== What the exercise asks ==
Look through the data below and report how many lines include "this". Only the number should be given.

----

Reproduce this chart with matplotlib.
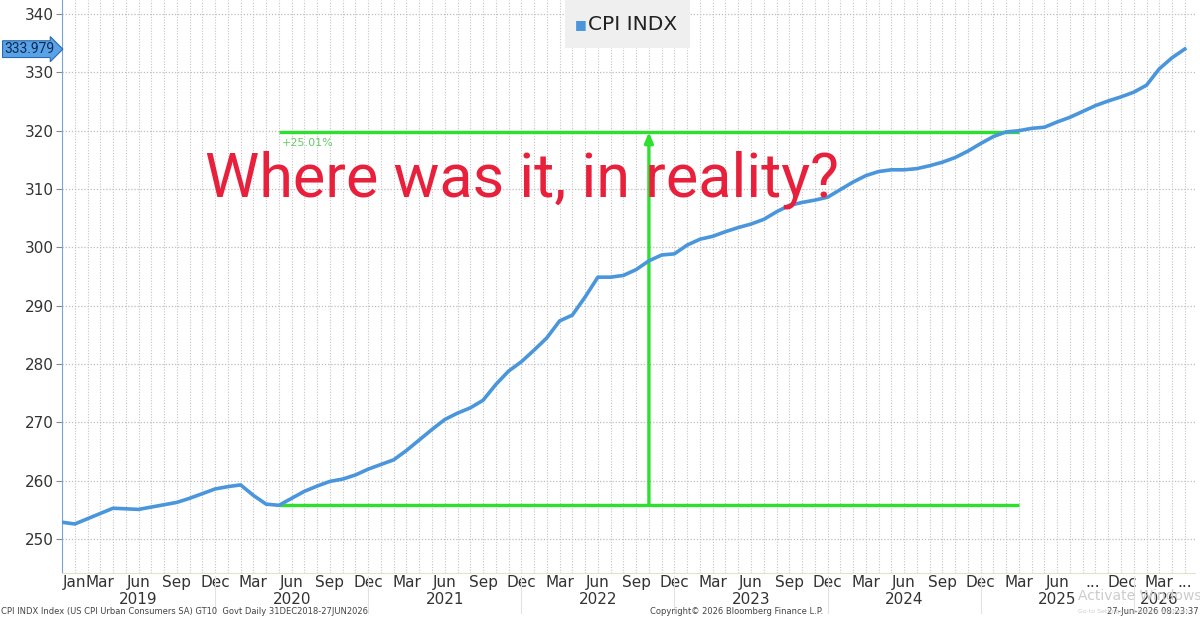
import matplotlib.pyplot as plt
from matplotlib.patches import Rectangle
from matplotlib.transforms import blended_transform_factory

# CPI INDX theo tháng (tháng 0 = cuối 12/2018, tháng 1 = 01/2019)
cpi_values = [
    252.9, 252.6, 253.5, 254.4, 255.3, 255.2, 255.1, 255.5, 255.9, 256.3,
    257.0, 257.8, 258.6, 259.0, 259.3, 257.5, 256.0, 255.8, 257.0, 258.2,
    259.1, 259.9, 260.3, 261.0, 262.0, 262.8, 263.6, 265.2, 267.0, 268.8,
    270.5, 271.6, 272.5, 273.8, 276.5, 278.8, 280.4, 282.4, 284.5, 287.4,
    288.4, 291.5, 294.9, 294.9, 295.2, 296.2, 297.7, 298.7, 298.9, 300.4,
    301.4, 301.9, 302.7, 303.4, 304.0, 304.8, 306.1, 307.2, 307.7, 308.1,
    308.6, 309.9, 311.2, 312.3, 313.0, 313.3, 313.3, 313.5, 314.0, 314.6,
    315.4, 316.5, 317.8, 319.0, 319.8, 320.0, 320.4, 320.6, 321.5, 322.3,
    323.3, 324.3, 325.1, 325.8, 326.6, 327.8, 330.6, 332.5, 334.0,
]
months = list(range(len(cpi_values)))

month_pos = [1, 3, 6, 9, 12, 15, 18, 21, 24, 27, 30, 33, 36, 39, 42, 45, 48,
             51, 54, 57, 60, 63, 66, 69, 72, 75, 78, 80.8, 83.1, 86, 88]
month_labels = ['Jan', 'Mar', 'Jun', 'Sep', 'Dec', 'Mar', 'Jun', 'Sep', 'Dec',
                'Mar', 'Jun', 'Sep', 'Dec', 'Mar', 'Jun', 'Sep', 'Dec',
                'Mar', 'Jun', 'Sep', 'Dec', 'Mar', 'Jun', 'Sep', 'Dec',
                'Mar', 'Jun', '...', 'Dec', 'Mar', '...']
year_pos = [6, 18, 30, 42, 54, 66, 78, 86]
year_labels = ['2019', '2020', '2021', '2022', '2023', '2024', '2025', '2026']
year_breaks = [12, 24, 36, 48, 60, 72, 84]

# Đường xanh lá: mức đáy, mức đỉnh (+25.01%)
base_start, base_end, arrow_month = 17, 75, 46
base_value = 255.8
pct_change = 25.01
top_value = base_value * (1 + pct_change / 100)
last_value = 333.979

BLUE = '#4a96dc'
GREEN = '#2ee02e'

fig = plt.figure(figsize=(12, 6.18), dpi=100)
ax = fig.add_axes([62 / 1200, 1 - 573 / 618, (1195 - 62) / 1200, 573 / 618])
ax.set_xlim(0, 88.8)
ax.set_ylim(244.2, 342.4)

# lưới chấm
for m in range(0, 89):
    ax.axvline(m, color='#c4c4c4', linestyle=(0, (1, 1.5)), linewidth=0.8, zorder=0)
for v in range(250, 341, 10):
    ax.axhline(v, color='#bdbdbd', linestyle=(0, (1, 1.5)), linewidth=0.9, zorder=0)

ax.plot(months, cpi_values, color=BLUE, linewidth=2.6, solid_joinstyle='round', zorder=4)

# chú thích xanh lá
ax.hlines([base_value, top_value], base_start, base_end, color=GREEN, linewidth=2.4, zorder=3)
ax.annotate('', xy=(arrow_month, top_value), xytext=(arrow_month, base_value),
            arrowprops=dict(arrowstyle='-|>,head_width=0.25,head_length=0.6',
                            color=GREEN, lw=2.4, shrinkA=0, shrinkB=0), zorder=3)
ax.text(base_start + 0.2, top_value - 1.0, f'+{pct_change:.2f}%', color='#66cc66',
        fontsize=8, ha='left', va='top')

fig.text(205 / 1200, 1 - 197 / 618, 'Where was it, in reality?', color='#e8203c',
         fontsize=44, family=['Roboto', 'DejaVu Sans'], va='baseline')

# trục
for s in ['top', 'right']:
    ax.spines[s].set_visible(False)
ax.spines['left'].set_color('#7aa6d6')
ax.spines['bottom'].set_color('#e6e2c8')
ax.set_yticks(range(250, 341, 10))
ax.tick_params(axis='y', length=4, color='#888888', labelsize=11, labelcolor='#333333', pad=2)
ax.set_xticks(month_pos, month_labels)
ax.tick_params(axis='x', length=0, labelsize=11, labelcolor='#333333', pad=1.5)

trans = blended_transform_factory(ax.transData, ax.transAxes)
for p, lab in zip(year_pos, year_labels):
    ax.text(p, -0.033, lab, transform=trans, ha='center', va='top', fontsize=11, color='#333333')
for b in year_breaks:
    ax.plot([b, b], [-0.005, -0.07], transform=trans, color='#e2e2e2', linewidth=0.8, clip_on=False)

# nhãn giá trị cuối
trans_y = blended_transform_factory(ax.transAxes, ax.transData)
ax.text(-0.007, last_value, f'{last_value:.3f}', transform=trans_y, ha='right', va='center',
        fontsize=10, family=['Roboto', 'DejaVu Sans'], color='#0d2a55',
        bbox=dict(boxstyle='rarrow,pad=0.1', fc='#5aa2e6', ec='#2a6ab0', lw=0.8))

# legend
ax.add_patch(Rectangle((565 / 1200, 1 - 48 / 618), 125 / 1200, 48 / 618, transform=fig.transFigure,
                       fc='#efefef', ec='none', zorder=5))
fig.text(581 / 1200, 1 - 25 / 618, '■', color=BLUE, fontsize=9, ha='center', va='center', zorder=6)
fig.text(588 / 1200, 1 - 25 / 618, 'CPI INDX', color='#222222', fontsize=14.5, ha='left', va='center', zorder=6)

# chân trang
fig.text(0.001, 0.004, 'CPI INDX Index (US CPI Urban Consumers SA) GT10  Govt Daily 31DEC2018-27JUN2026',
         fontsize=6, color='#444444', ha='left', va='bottom')
fig.text(650 / 1200, 0.004, 'Copyright\u00a9 2026 Bloomberg Finance L.P.', fontsize=6,
         color='#444444', ha='left', va='bottom')
fig.text(0.999, 0.004, '27-Jun-2026 08:23:37', fontsize=6, color='#444444', ha='right', va='bottom')
fig.text(1078 / 1200, 1 - 600 / 618, 'Activate Windows', fontsize=10, color='#cccccc', ha='left', va='baseline')
fig.text(1078 / 1200, 1 - 613 / 618, 'Go to Settings to activate Windows.', fontsize=4.5, color='#cccccc',
         ha='left', va='baseline')

fig.savefig('out.png', dpi=100)
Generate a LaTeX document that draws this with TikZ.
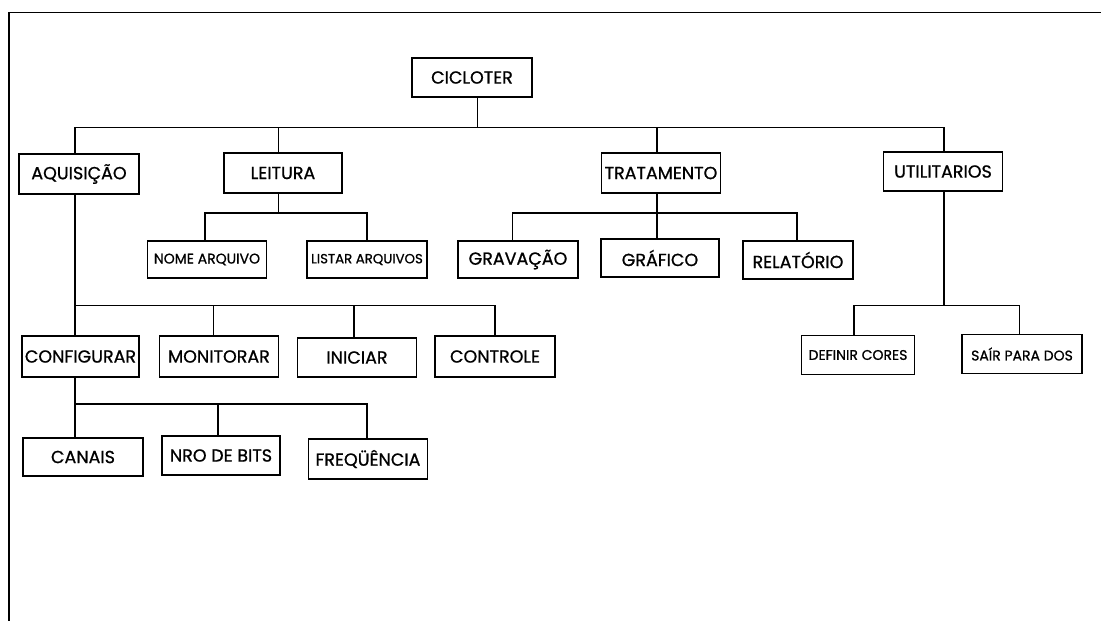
\documentclass[tikz,border=0pt]{standalone}
\usepackage{fontspec}
\newfontfamily\gothic{Poppins}[FakeBold=0.9]
\begin{document}
\begin{tikzpicture}[x=1pt,y=-1pt,
  box/.style={draw,line width=1.2pt,rectangle,inner sep=1pt,font=\gothic\fontsize{17.5}{18}\selectfont},
  sbox/.style={box,font=\gothic\fontsize{14}{15}\selectfont},
  link/.style={line width=1.2pt},
  frame/.style={line width=1.8pt}]
\useasboundingbox (0,0) rectangle (1101,621);
% frame
\coordinate (fl) at (9,621);
\coordinate (fc) at (9,12.5);
\coordinate (fr) at (1101,12.5);
\draw[frame] (fl) -- (fc) -- (fr);
% nodes
\node[box,minimum width=120,minimum height=39] (cic) at (472,77.5) {CICLOTER};
\node[box,minimum width=120,minimum height=40] (aq) at (79,174) {AQUISIÇÃO};
\node[box,minimum width=118,minimum height=40] (lei) at (283,173) {LEITURA};
\node[box,minimum width=119,minimum height=40] (tra) at (661,173) {TRATAMENTO};
\node[box,minimum width=119,minimum height=39] (uti) at (943,171.5) {UTILITARIOS};
\node[sbox,minimum width=119,minimum height=37] (nome) at (207,259.5) {NOME ARQUIVO};
\node[sbox,minimum width=120,minimum height=37,font=\gothic\fontsize{13.3}{14}\selectfont] (listar) at (367,259.5) {LISTAR ARQUIVOS};
\node[box,minimum width=120,minimum height=37] (grav) at (518,259.5) {GRAVAÇÃO};
\node[box,minimum width=118,minimum height=38] (graf) at (660,258) {GRÁFICO};
\node[box,minimum width=110,minimum height=38] (rel) at (798,260) {RELATÓRIO};
\node[box,minimum width=117,minimum height=41] (conf) at (80.5,356.5) {CONFIGURAR};
\node[box,minimum width=119,minimum height=41] (mon) at (219,356.5) {MONITORAR};
\node[box,minimum width=119,minimum height=39] (ini) at (357,357.5) {INICIAR};
\node[box,minimum width=120,minimum height=41] (ctrl) at (495,356.5) {CONTROLE};
\node[sbox,minimum width=113,minimum height=39] (def) at (858,355) {DEFINIR CORES};
\node[sbox,minimum width=120,minimum height=39] (sair) at (1022,354) {SAÍR PARA DOS};
\node[box,minimum width=120,minimum height=38] (can) at (83,457) {CANAIS};
\node[box,minimum width=118,minimum height=39] (nro) at (221,455.5) {NRO DE BITS};
\node[box,minimum width=119,minimum height=40] (freq) at (368,459) {FREQÜÊNCIA};
% bus levels
\coordinate (y1) at (0,127.5);
\coordinate (y2) at (0,213);
\coordinate (y3) at (0,305.7);
\coordinate (y4) at (0,404);
% level 1
\draw[link] ([xshift=5.5]cic.south) -- ([xshift=5.5]cic.south |- y1);
\draw[link] ([xshift=-4]aq.north) |- ([xshift=1]uti.north |- y1) -- ([xshift=1]uti.north);
\draw[link] ([xshift=-4.4]lei.north) -- ([xshift=-4.4]lei.north |- y1);
\draw[link] ([xshift=-4]tra.north) -- ([xshift=-4]tra.north |- y1);
% leitura
\draw[link] ([xshift=-4.4]lei.south) -- ([xshift=-4.4]lei.south |- y2);
\draw[link] ([xshift=-2]nome.north) |- (listar.north |- y2) -- (listar.north);
% tratamento
\draw[link] ([xshift=-4]tra.south) -- ([xshift=-4]tra.south |- y2);
\draw[link] ([xshift=-5.5]grav.north) |- ([xshift=-1]rel.north |- y2) -- ([xshift=-1]rel.north);
\draw[link] ([xshift=-3]graf.north) -- ([xshift=-3]graf.north |- y2);
% aquisicao
\draw[link] ([xshift=-4]aq.south) -- ([xshift=-5.5]conf.north);
\draw[link] ([xshift=-4]aq.south |- y3) -| (ctrl.north);
\draw[link] ([xshift=-5.4]mon.north) -- ([xshift=-5.4]mon.north |- y3);
\draw[link] ([xshift=-3]ini.north) -- ([xshift=-3]ini.north |- y3);
% utilitarios
\draw[link] ([xshift=1]uti.south) -- ([xshift=1]uti.south |- y3);
\draw[link] ([xshift=-4]def.north) |- ([xshift=-2.6]sair.north |- y3) -- ([xshift=-2.6]sair.north);
% configurar
\draw[link] ([xshift=-5.5]conf.south) -- ([xshift=-8]can.north);
\draw[link] ([xshift=-5.5]conf.south |- y4) -| ([xshift=-1]freq.north);
\draw[link] ([xshift=-3]nro.north) -- ([xshift=-3]nro.north |- y4);
\end{tikzpicture}
\end{document}
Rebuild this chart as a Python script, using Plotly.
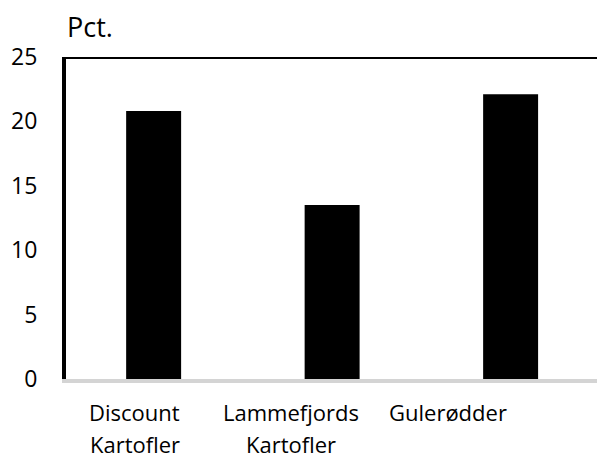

----

== Answer below ==
3